Continue.dev / Cursor “rules” files. Vendor-specific configuration files that get prepended to every agent prompt. Closest in spirit to layer-1 push-injection. Differences: rules-files are coarse (one file, all agents, all tasks), un-scoped (no path-glob filter), and vendor-locked (each editor has its own format).

2.3 What was rejected

Flat markdown directory (docs/learnings/*.md). Easy to author, impossible to query at agent runtime. Rejected as the storage substrate; see 4_decisions.md ADR-002.
Pull-only via search tool. Discoverability falls to agent discipline; the failure mode being prevented. See 4_decisions.md ADR-001.
CLAUDE.md fragments. Loaded on every session regardless of relevance. Pollutes context for unrelated work. Rejected; learnings need scope filtering.
Workspace-private storage (under .orbit/state/ only, not checked in). Loses cross-collaborator value; same defect as agent MEMORY.md for this content type. See 4_decisions.md ADR-003.

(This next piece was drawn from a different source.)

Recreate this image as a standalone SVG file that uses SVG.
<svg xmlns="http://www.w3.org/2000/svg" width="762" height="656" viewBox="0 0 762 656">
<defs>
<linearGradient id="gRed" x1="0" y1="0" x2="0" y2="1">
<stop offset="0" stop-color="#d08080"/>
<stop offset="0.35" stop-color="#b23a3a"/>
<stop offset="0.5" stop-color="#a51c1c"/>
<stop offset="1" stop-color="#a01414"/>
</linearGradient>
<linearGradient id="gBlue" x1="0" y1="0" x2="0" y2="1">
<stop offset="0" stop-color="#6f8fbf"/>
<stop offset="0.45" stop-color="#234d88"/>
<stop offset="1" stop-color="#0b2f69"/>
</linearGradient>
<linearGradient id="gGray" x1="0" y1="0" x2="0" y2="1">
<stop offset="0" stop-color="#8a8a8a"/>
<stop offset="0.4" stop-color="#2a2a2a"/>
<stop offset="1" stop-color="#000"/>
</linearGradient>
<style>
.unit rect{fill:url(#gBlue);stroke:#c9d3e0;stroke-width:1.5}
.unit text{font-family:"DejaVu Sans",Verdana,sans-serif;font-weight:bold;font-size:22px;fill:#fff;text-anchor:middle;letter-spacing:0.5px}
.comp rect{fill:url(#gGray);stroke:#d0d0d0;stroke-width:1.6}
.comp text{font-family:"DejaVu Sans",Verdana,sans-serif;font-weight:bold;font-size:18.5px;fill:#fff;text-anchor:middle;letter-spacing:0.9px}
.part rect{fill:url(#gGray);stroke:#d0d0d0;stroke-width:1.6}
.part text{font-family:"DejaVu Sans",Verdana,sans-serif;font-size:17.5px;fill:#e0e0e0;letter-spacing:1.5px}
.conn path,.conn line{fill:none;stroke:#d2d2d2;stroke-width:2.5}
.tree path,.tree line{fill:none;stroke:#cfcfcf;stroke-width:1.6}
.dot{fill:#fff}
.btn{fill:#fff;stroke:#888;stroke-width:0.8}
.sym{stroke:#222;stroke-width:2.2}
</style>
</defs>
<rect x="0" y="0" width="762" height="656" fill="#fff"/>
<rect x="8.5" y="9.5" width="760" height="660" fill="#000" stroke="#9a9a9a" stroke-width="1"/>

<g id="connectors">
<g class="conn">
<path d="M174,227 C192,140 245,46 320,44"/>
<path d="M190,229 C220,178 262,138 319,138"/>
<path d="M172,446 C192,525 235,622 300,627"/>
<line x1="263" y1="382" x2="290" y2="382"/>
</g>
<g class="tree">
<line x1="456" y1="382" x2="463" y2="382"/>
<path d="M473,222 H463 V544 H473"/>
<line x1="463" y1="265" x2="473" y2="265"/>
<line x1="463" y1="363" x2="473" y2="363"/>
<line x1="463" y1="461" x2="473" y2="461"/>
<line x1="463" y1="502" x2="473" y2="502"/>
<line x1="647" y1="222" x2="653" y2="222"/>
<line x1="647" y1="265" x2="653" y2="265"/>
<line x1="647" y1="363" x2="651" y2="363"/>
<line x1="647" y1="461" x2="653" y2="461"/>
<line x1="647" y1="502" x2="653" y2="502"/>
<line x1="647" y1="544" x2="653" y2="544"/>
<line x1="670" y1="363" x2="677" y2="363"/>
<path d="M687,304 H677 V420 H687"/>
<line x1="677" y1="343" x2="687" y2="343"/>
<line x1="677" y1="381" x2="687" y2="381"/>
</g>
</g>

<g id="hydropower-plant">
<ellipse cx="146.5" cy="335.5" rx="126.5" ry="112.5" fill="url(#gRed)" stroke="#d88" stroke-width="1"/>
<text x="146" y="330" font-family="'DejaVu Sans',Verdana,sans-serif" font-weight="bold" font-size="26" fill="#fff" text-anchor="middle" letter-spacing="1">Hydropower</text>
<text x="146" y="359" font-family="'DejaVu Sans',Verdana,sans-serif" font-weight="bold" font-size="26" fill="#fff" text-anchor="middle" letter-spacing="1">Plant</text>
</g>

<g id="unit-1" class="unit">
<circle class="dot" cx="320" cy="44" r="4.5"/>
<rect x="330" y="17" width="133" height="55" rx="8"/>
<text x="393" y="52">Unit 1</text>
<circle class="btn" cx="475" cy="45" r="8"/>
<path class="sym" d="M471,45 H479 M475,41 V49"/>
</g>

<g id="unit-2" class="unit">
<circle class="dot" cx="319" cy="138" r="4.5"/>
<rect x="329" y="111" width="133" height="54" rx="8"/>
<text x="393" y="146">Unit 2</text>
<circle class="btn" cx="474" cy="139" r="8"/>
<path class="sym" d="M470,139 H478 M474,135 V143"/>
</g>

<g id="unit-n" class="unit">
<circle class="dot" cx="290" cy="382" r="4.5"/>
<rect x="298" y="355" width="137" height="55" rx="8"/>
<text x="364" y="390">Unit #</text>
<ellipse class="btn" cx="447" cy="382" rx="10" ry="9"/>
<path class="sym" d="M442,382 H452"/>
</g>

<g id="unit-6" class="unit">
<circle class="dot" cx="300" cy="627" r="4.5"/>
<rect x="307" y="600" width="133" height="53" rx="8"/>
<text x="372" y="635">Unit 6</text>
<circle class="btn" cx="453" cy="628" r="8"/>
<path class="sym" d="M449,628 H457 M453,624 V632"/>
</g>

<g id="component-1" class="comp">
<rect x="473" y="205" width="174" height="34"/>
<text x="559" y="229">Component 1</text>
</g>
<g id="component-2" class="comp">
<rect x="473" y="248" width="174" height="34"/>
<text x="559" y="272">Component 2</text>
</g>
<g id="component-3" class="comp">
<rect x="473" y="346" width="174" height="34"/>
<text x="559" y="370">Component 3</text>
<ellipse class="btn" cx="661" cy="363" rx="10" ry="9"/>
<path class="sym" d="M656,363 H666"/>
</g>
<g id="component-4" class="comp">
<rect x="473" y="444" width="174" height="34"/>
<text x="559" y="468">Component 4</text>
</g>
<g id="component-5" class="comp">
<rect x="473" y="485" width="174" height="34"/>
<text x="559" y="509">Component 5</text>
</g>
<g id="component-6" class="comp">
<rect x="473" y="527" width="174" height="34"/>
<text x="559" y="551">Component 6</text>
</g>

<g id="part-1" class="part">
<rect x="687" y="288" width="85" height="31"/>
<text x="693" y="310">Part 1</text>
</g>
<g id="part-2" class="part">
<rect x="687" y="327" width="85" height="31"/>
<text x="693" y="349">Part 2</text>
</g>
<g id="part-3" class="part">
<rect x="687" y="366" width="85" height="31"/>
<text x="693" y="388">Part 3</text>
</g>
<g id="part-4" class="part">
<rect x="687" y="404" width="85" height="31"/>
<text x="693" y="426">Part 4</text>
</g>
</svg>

3. What May Be Distinctive

Three properties separate this design from the prior art it draws on.

3.1 Push-based delivery for natural-language knowledge

Linter rules push (they fire on save). Wikis pull (you have to look). Project-learnings is push-based for natural-language, judgment-shaped knowledge — a combination the prior art doesn’t cover. The closest analog is vendor-specific “rules files” (Cursor, Continue), but those are unscoped and vendor-locked; the design here is scope-filtered and cross-agent.

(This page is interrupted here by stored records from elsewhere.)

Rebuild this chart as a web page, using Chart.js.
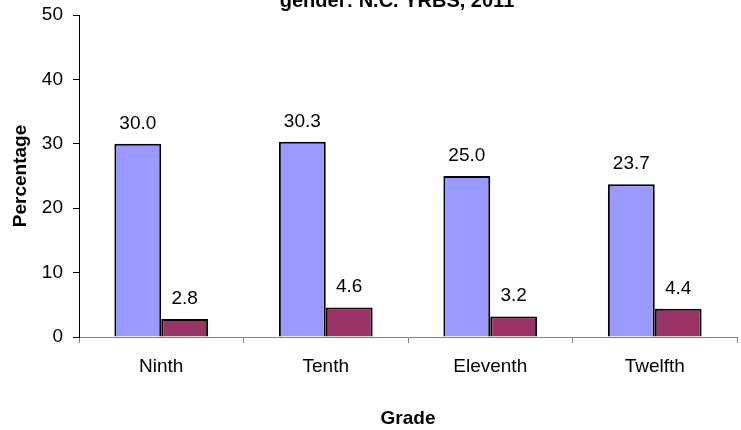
<!DOCTYPE html>
<html>
<head>
<meta charset="utf-8">
<script src="https://cdn.jsdelivr.net/npm/chart.js@4"></script>
<style>
  html, body { margin: 0; padding: 0; background: #fff; }
  #wrap { width: 741px; height: 430px; }
</style>
</head>
<body>
<div id="wrap"><canvas id="gradeChart" width="741" height="430"></canvas></div>
<script>
// Grades and percentages
const grades = ['Ninth', 'Tenth', 'Eleventh', 'Twelfth'];
const seriesA = [30.0, 30.3, 25.0, 23.7];
const seriesB = [2.8, 4.6, 3.2, 4.4];
const yTicks = [0, 10, 20, 30, 40, 50];
const titleText = 'gender: N.C. YRBS, 2011';

const FONT = '"Liberation Sans", Arial, sans-serif';

// Value labels above each bar
const valueLabels = {
    id: 'valueLabels',
    afterDatasetsDraw(chart) {
        const { ctx } = chart;
        ctx.save();
        ctx.font = '19px ' + FONT;
        ctx.fillStyle = '#000';
        ctx.textAlign = 'center';
        ctx.textBaseline = 'alphabetic';
        chart.data.datasets.forEach((ds, i) => {
            chart.getDatasetMeta(i).data.forEach((bar, j) => {
                ctx.fillText(ds.data[j].toFixed(1), bar.x, bar.y - 15);
            });
        });
        ctx.restore();
    }
};

// Title is cut off by the top edge in the reference
const cutTitle = {
    id: 'cutTitle',
    afterDraw(chart) {
        const { ctx } = chart;
        ctx.save();
        ctx.font = 'bold 20px ' + FONT;
        ctx.fillStyle = '#000';
        ctx.textAlign = 'center';
        ctx.textBaseline = 'alphabetic';
        ctx.fillText(titleText, 397, 7);
        ctx.restore();
    }
};

new Chart(document.getElementById('gradeChart'), {
    type: 'bar',
    data: {
        labels: grades,
        datasets: [{
            data: seriesA,
            backgroundColor: '#9999FF',
            borderColor: '#000',
            borderWidth: 2,
            categoryPercentage: 0.57,
            barPercentage: 1
        }, {
            data: seriesB,
            backgroundColor: '#993366',
            borderColor: '#000',
            borderWidth: 2,
            categoryPercentage: 0.57,
            barPercentage: 1
        }]
    },
    options: {
        responsive: false,
        animation: false,
        layout: { padding: { top: 15, right: 4, left: 0, bottom: 0 } },
        plugins: {
            legend: { display: false },
            title: { display: false },
            tooltip: { enabled: false }
        },
        scales: {
            x: {
                afterFit(axis) { axis.height = 93; },
                grid: {
                    offset: true,
                    drawOnChartArea: false,
                    tickLength: 6,
                    color: '#808080'
                },
                border: { color: '#808080', width: 1 },
                ticks: {
                    color: '#000',
                    font: { family: FONT, size: 19 },
                    padding: 12
                },
                title: {
                    display: true,
                    text: 'Grade',
                    color: '#000',
                    font: { family: FONT, size: 19, weight: 'bold' },
                    padding: { top: 4, bottom: 0 }
                }
            },
            y: {
                min: 0,
                max: 50,
                afterBuildTicks(axis) {
                    axis.ticks = yTicks.map(v => ({ value: v }));
                },
                afterFit(axis) {
                    axis.width = 79;
                    axis.paddingTop = 0;
                    axis.paddingBottom = 0;
                },
                grid: {
                    drawOnChartArea: false,
                    tickLength: 6,
                    color: '#000'
                },
                border: { color: '#000', width: 1 },
                ticks: {
                    color: '#000',
                    font: { family: FONT, size: 19 },
                    padding: 10
                },
                title: {
                    display: true,
                    text: 'Percentage',
                    color: '#000',
                    font: { family: FONT, size: 19, weight: 'bold' },
                    padding: { top: 9, bottom: 4 }
                }
            }
        }
    },
    plugins: [valueLabels, cutTitle]
});
</script>
</body>
</html>
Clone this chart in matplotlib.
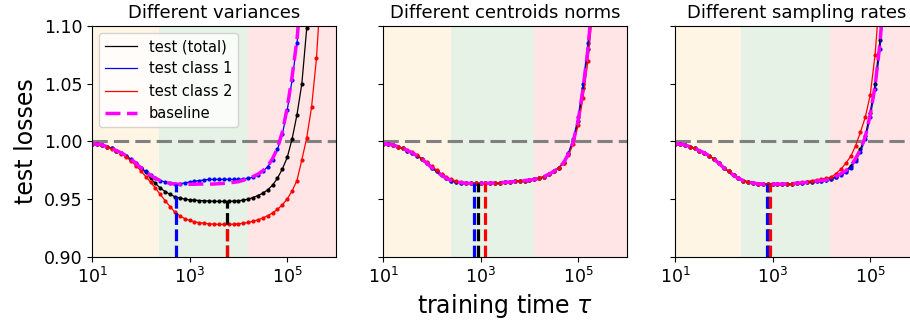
import matplotlib
matplotlib.use('Agg')
import matplotlib.pyplot as plt
import numpy as np

# program variables ------------------>
# log10 of training time grid (0.1 decade steps)
log_tau = [1.0, 1.1, 1.2, 1.3, 1.4, 1.5, 1.6, 1.7, 1.8, 1.9,
           2.0, 2.1, 2.2, 2.3, 2.4, 2.5, 2.6, 2.7, 2.8, 2.9,
           3.0, 3.1, 3.2, 3.3, 3.4, 3.5, 3.6, 3.7, 3.8, 3.9,
           4.0, 4.1, 4.2, 4.3, 4.4, 4.5, 4.6, 4.7, 4.8, 4.9,
           5.0, 5.1, 5.2, 5.3, 5.4, 5.5, 5.6, 5.7, 5.8]

titles = ['Different variances', 'Different centroids norms', 'Different sampling rates']

# shared early descent (log tau 1.0 .. 2.5)
early = [0.998, 0.9975, 0.997, 0.9955, 0.994, 0.992, 0.990, 0.9875, 0.9845, 0.981,
         0.977, 0.974, 0.9705, 0.968, 0.966, 0.9648]

# panel 1: different variances
var_total = [0.998, 0.9975, 0.997, 0.9955, 0.994, 0.992, 0.990, 0.9873, 0.984, 0.9805,
             0.977, 0.9735, 0.968, 0.9635, 0.9595, 0.9565, 0.954, 0.952, 0.9508, 0.950,
             0.9493, 0.949, 0.9487, 0.9485, 0.9483, 0.948, 0.948, 0.948, 0.948, 0.9482,
             0.9485, 0.949, 0.950, 0.9513, 0.953, 0.955, 0.958, 0.962, 0.968, 0.976,
             0.986, 1.002, 1.023, 1.05, 1.098, 1.17]
var_class1 = early + [0.9635, 0.963, 0.9632, 0.964, 0.9647, 0.9655, 0.966, 0.9665, 0.967, 0.967,
                      0.967, 0.967, 0.967, 0.967, 0.967, 0.9675, 0.968, 0.969, 0.971, 0.974,
                      0.978, 0.984, 0.993, 1.006, 1.027, 1.053, 1.085, 1.13]
var_class2 = [0.998, 0.9973, 0.9965, 0.995, 0.9935, 0.9915, 0.9893, 0.9865, 0.983, 0.979,
              0.9745, 0.9695, 0.9645, 0.9595, 0.954, 0.9485, 0.9435, 0.9385, 0.9355, 0.933,
              0.9315, 0.9303, 0.9295, 0.929, 0.9285, 0.9282, 0.928, 0.928, 0.928, 0.9282,
              0.9285, 0.929, 0.9297, 0.9307, 0.932, 0.9335, 0.9355, 0.938, 0.941, 0.945,
              0.950, 0.957, 0.966, 0.984, 1.003, 1.03, 1.072, 1.14]
var_baseline = early + [0.9635, 0.963, 0.9628, 0.9628, 0.9628, 0.9628, 0.963, 0.963, 0.963, 0.963,
                        0.9633, 0.9636, 0.964, 0.9645, 0.965, 0.9663, 0.968, 0.9695, 0.9715, 0.9745,
                        0.9785, 0.985, 0.994, 1.008, 1.029, 1.056, 1.088, 1.135]

# panel 2: different centroids norms
norm_total = early + [0.9642, 0.9637, 0.9635, 0.9635, 0.9635, 0.9636, 0.9638, 0.964, 0.9642, 0.9645,
                      0.9648, 0.9652, 0.9656, 0.966, 0.9665, 0.967, 0.968, 0.9695, 0.9715, 0.974,
                      0.977, 0.9815, 0.989, 1.0, 1.018, 1.046, 1.08, 1.13]
norm_class1 = early + [0.9642, 0.9637, 0.9635, 0.9635, 0.9635, 0.9636, 0.9638, 0.964, 0.9642, 0.9645,
                       0.9648, 0.9652, 0.9656, 0.966, 0.9665, 0.967, 0.968, 0.9695, 0.9715, 0.974,
                       0.977, 0.982, 0.990, 1.002, 1.021, 1.05, 1.085, 1.14]
norm_class2 = [0.998, 0.9975, 0.997, 0.9955, 0.994, 0.9922, 0.9905, 0.988, 0.985, 0.9818,
               0.9785, 0.975, 0.9715, 0.969, 0.967, 0.9655, 0.9645, 0.964, 0.9637, 0.9636,
               0.9635, 0.9635, 0.9638, 0.964, 0.9642, 0.9645, 0.9648, 0.9652, 0.9656, 0.966,
               0.9665, 0.967, 0.968, 0.9695, 0.9715, 0.974, 0.9768, 0.981, 0.988, 0.998,
               1.014, 1.038, 1.07, 1.115, 1.18]
norm_baseline = early + [0.9642, 0.9637, 0.9635, 0.9635, 0.9635, 0.9636, 0.9638, 0.964, 0.9642, 0.9645,
                         0.9648, 0.9652, 0.9656, 0.966, 0.9665, 0.967, 0.968, 0.9695, 0.9715, 0.974,
                         0.977, 0.9815, 0.989, 1.0, 1.018, 1.046, 1.08, 1.13]

# panel 3: different sampling rates
rate_total = early + [0.9638, 0.9633, 0.963, 0.963, 0.963, 0.963, 0.963, 0.9632, 0.9634, 0.9637,
                      0.964, 0.9645, 0.965, 0.9655, 0.966, 0.9665, 0.9675, 0.9695, 0.972, 0.9745,
                      0.9785, 0.985, 0.993, 1.005, 1.025, 1.05, 1.088, 1.14]
rate_class1 = early + [0.9638, 0.9633, 0.963, 0.963, 0.963, 0.963, 0.963, 0.9632, 0.9634, 0.9637,
                       0.964, 0.9645, 0.965, 0.9655, 0.966, 0.9665, 0.967, 0.969, 0.971, 0.973,
                       0.977, 0.983, 0.991, 1.002, 1.021, 1.045, 1.08, 1.13]
rate_class2 = early + [0.9638, 0.9633, 0.963, 0.963, 0.963, 0.963, 0.963, 0.9632, 0.9634, 0.9637,
                       0.9645, 0.965, 0.966, 0.9665, 0.9675, 0.968, 0.969, 0.972, 0.976, 0.981,
                       0.987, 0.996, 1.008, 1.021, 1.04, 1.075, 1.13]
rate_baseline = early + [0.9638, 0.9633, 0.963, 0.963, 0.963, 0.963, 0.963, 0.9632, 0.9634, 0.9637,
                         0.964, 0.9645, 0.965, 0.9655, 0.966, 0.9665, 0.9675, 0.9695, 0.972, 0.9745,
                         0.9785, 0.985, 0.993, 1.004, 1.023, 1.048, 1.085, 1.14]

# optimal stopping times (log10 tau) and minimal losses: total, class 1, class 2
var_stop = [3.76, 2.73, 3.76]
var_min = [0.948, 0.963, 0.928]
norm_stop = [2.95, 2.86, 3.10]
norm_min = [0.9635, 0.9635, 0.9635]
rate_stop = [2.90, 2.88, 2.94]
rate_min = [0.963, 0.963, 0.963]

# training phase boundaries (log10 tau)
phase_edges = [[2.38, 4.20], [2.40, 4.09], [2.36, 4.18]]

panels = [
    (var_total, var_class1, var_class2, var_baseline, var_stop, var_min),
    (norm_total, norm_class1, norm_class2, norm_baseline, norm_stop, norm_min),
    (rate_total, rate_class1, rate_class2, rate_baseline, rate_stop, rate_min),
]

# program execution ------------------>
tau = 10 ** np.array(log_tau)
fig = plt.figure(figsize=(9.1, 3.27), dpi=100)
W, H = 910, 327
lefts = [92, 383, 675]
axes = []
for l in lefts:
    ax = fig.add_axes([l / W, 1 - 256.7 / H, 244 / W, 230.7 / H],
                      sharey=axes[0] if axes else None)
    axes.append(ax)

colors = ['black', 'blue', 'red']
labels = ['test (total)', 'test class 1', 'test class 2']

for i, ax in enumerate(axes):
    total, c1, c2, base, stop, mins = panels[i]
    e0, e1 = phase_edges[i]
    # shaded phases
    ax.axvspan(10, 10 ** e0, color='orange', alpha=0.1, lw=0)
    ax.axvspan(10 ** e0, 10 ** e1, color='green', alpha=0.1, lw=0)
    ax.axvspan(10 ** e1, 1e6, color='red', alpha=0.1, lw=0)
    ax.axhline(1.0, color='gray', ls=(0, (5, 2)), lw=2.2)
    # curves with points
    for y, c, lab in zip([total, c1, c2], colors, labels):
        ax.plot(tau[:len(y)], y, color=c, lw=0.9, label=lab)
        ax.plot(tau[:len(y)], y, 'o', color=c, ms=2)
    ax.plot(tau[:len(base)], base, color='magenta', ls=(0, (4.3, 1.9)), lw=2.5, label='baseline')
    # optimal stopping lines
    for s, m, c in zip(stop, mins, colors):
        ax.vlines(10 ** s, 0.9, m, color=c, ls=(0, (3.7, 1.4)), lw=2.3)
    ax.set_xscale('log')
    ax.set_xlim(10, 1e6)
    ax.set_ylim(0.9, 1.1)
    ax.set_xticks([1e1, 1e3, 1e5])
    ax.xaxis.set_minor_locator(matplotlib.ticker.NullLocator())
    ax.set_title(titles[i], fontsize=13)
    ax.tick_params(labelsize=12.5)
    if i > 0:
        ax.tick_params(labelleft=False)

axes[0].set_yticks([0.90, 0.95, 1.00, 1.05, 1.10])
axes[0].set_ylabel('test losses', fontsize=17)
axes[1].set_xlabel(r'training time $\tau$', fontsize=17)
axes[0].legend(loc='upper left', fontsize=10.5, handlelength=2.2)

plt.savefig('out.png', dpi=100)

3.2 Native to the dev-loop infrastructure

Most “team knowledge base” tools live outside the dev loop — a separate web app, a wiki, a chat channel. Project-learnings lives in .orbit/learnings/ next to .orbit/tasks/, with the same lifecycle, the same git semantics, and the same MCP surface. The friction of authoring is whatever the agent’s friction-of-running-an-Orbit-tool-call is, which is roughly zero. The friction of consumption is also roughly zero, because injection is automatic.

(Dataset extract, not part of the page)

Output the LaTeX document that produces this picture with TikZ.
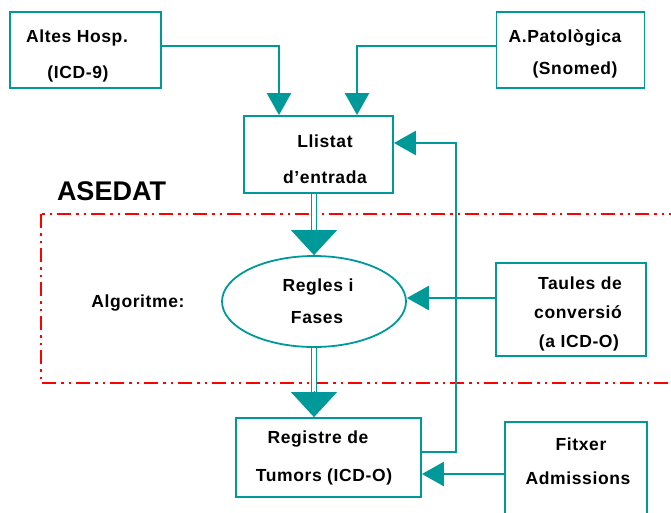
\documentclass[tikz,border=0pt]{standalone}
\usepackage{fontspec}
\setmainfont{Liberation Sans}
\newfontfamily\lblfont[LetterSpace=3.5]{Liberation Sans}
\usetikzlibrary{arrows.meta,shapes.geometric}
\definecolor{teal}{RGB}{0,153,153}
\definecolor{dred}{RGB}{255,0,0}
\begin{document}
\begin{tikzpicture}[x=1pt,y=-1pt,
  box/.style={draw=teal, line width=1.8pt, fill=white, inner sep=0pt},
  oval/.style={draw=teal, line width=1.8pt, ellipse, inner sep=0pt},
  lbl/.style={anchor=base, inner sep=0pt, font=\lblfont\bfseries\fontsize{17.5}{20}\selectfont},
  conn/.style={draw=teal, line width=2.5pt, -{Triangle[width=24pt,length=22pt]}},
  dbl/.style={draw=teal, line width=1.3pt, double=white, double distance=3.2pt},
  bigtip/.style={draw=teal, line width=1pt, -{Triangle[width=46pt,length=25pt]}},
  zone/.style={draw=dred, line width=1.6pt, dash pattern=on 14pt off 5pt on 2.5pt off 5pt on 2.5pt off 5pt}
]
\useasboundingbox (0,0) rectangle (671,512);
% ASEDAT zone
\draw[zone] (41,214) rectangle (720,383);
\node[anchor=base, inner sep=0pt, font=\bfseries\fontsize{27}{30}\selectfont] (asedat) at (111.5,200) {ASEDAT};
\node[lbl] (algo) at (138,307) {Algoritme:};

% boxes
\node[box, minimum width=151pt, minimum height=76pt] (altes) at (85.5,50) {};
\node[box, minimum width=148pt, minimum height=76pt] (patol) at (570.5,50) {};
\node[box, minimum width=149pt, minimum height=77pt] (llistat) at (318.5,154.5) {};
\node[oval, minimum width=184pt, minimum height=91pt] (regles) at (314,301.5) {};
\node[box, minimum width=150pt, minimum height=93pt] (taules) at (571,309.5) {};
\node[box, minimum width=185pt, minimum height=79pt] (registre) at (328.5,457.5) {};
\node[box, minimum width=142pt, minimum height=98pt] (fitxer) at (576,471) {};

% texts
\node[lbl] (t1a) at (77,42) {Altes Hosp.};
\node[lbl] (t1b) at (78,78) {(ICD-9)};
\node[lbl] (t2a) at (565,42) {A.Patològica};
\node[lbl] (t2b) at (575,74) {(Snomed)};
\node[lbl] (t3a) at (325,147) {Llistat};
\node[lbl] (t3b) at (325,183) {d’entrada};
\node[lbl] (t4a) at (318,291) {Regles i};
\node[lbl] (t4b) at (317,323) {Fases};
\node[lbl] (t5a) at (580,289) {Taules de};
\node[lbl] (t5b) at (578,318) {conversió};
\node[lbl] (t5c) at (579,347) {(a ICD-O)};
\node[lbl] (t6a) at (318,443) {Registre de};
\node[lbl] (t6b) at (324,481) {Tumors (ICD-O)};
\node[lbl] (t7a) at (581,450) {Fitxer};
\node[lbl] (t7b) at (578,484) {Admissions};

% connectors
\draw[conn] ([yshift=4pt]altes.east) -| ([xshift=-39.5pt]llistat.north);
\draw[conn] ([yshift=4pt]patol.west) -| ([xshift=38.5pt]llistat.north);
\draw[conn] ([yshift=11.5pt]taules.west) -- ([yshift=3.5pt]regles.east);
\draw[conn] ([yshift=5.5pt]registre.east) -- ++(34,0) |- ([yshift=11.5pt]llistat.east);
\draw[conn] ([yshift=-3pt]fitxer.west) -- ([yshift=-16.5pt]registre.east);

% double arrows
\draw[dbl] (regles.north |- llistat.south) -- ([yshift=24pt]regles.north);
\draw[bigtip] ([yshift=25pt]regles.north) -- (regles.north);
\draw[dbl] (regles.south) -- ([yshift=25pt]registre.north -| regles.south);
\draw[bigtip] ([yshift=26pt]registre.north -| regles.south) -- (registre.north -| regles.south);
\end{tikzpicture}
\end{document}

3.3 Lifecycle bound to code via the knowledge graph

A learning that references a function the graph no longer recognizes is flagged stale automatically. This is a small thing, but it directly attacks the most common failure mode of long-lived knowledge bases: stale content that’s still being served. The phase-1 implementation is conservative (opportunistic checks, manual prune); phase 2 ties it more tightly into the graph rebuild path.

4. References

4.1 Orbit-internal

docs/design/CONVENTIONS.md — folder layout, frontmatter, ADR template.
docs/design/orbit-search/ — phase 2 dependency for semantic-similarity ranking.
docs/design/knowledge-graph/ — phase 2 dependency for symbol-aware scope and staleness detection.
docs/design/task-sync/ — relevant for whether learnings should sync across machines (decision: yes, via the same checked-in path tasks use).
CLAUDE.md — friction-reports section is the closest existing precedent for agent-authored project artifacts.
orbit-create-task skill (~/.claude/skills/orbit-create-task/) — the authoring shape orbit-learnings will mirror.

4.2 External

Continue.dev rules files — https://docs.continue.dev/customization/rules. Vendor-specific approximation of layer-1 push injection.
Cursor .cursorrules — same shape, different vendor. Cited as evidence the form is in demand and as an example of why a cross-agent design is needed.
Anthropic Claude Code hooks — https://docs.claude.com/en/docs/claude-code/hooks. The mechanism layer 3 uses.
Reciprocal Rank Fusion (Cormack, Clarke, Büttcher 2009) — same fusion algorithm orbit-search uses; relevant once phase 2 fuses path-glob matches with cosine matches.
“The Documentation System” / Diátaxis framework — https://diataxis.fr/. Useful taxonomy for what isn’t a learning (tutorials, reference, how-to, explanation) and therefore what belongs elsewhere.

Task References

[T20260510-11] — Design + build project-learnings system as native Orbit primitive. The task that produced this folder.

Resolve any task above with orbit task show <ID> or git log --grep=<ID>.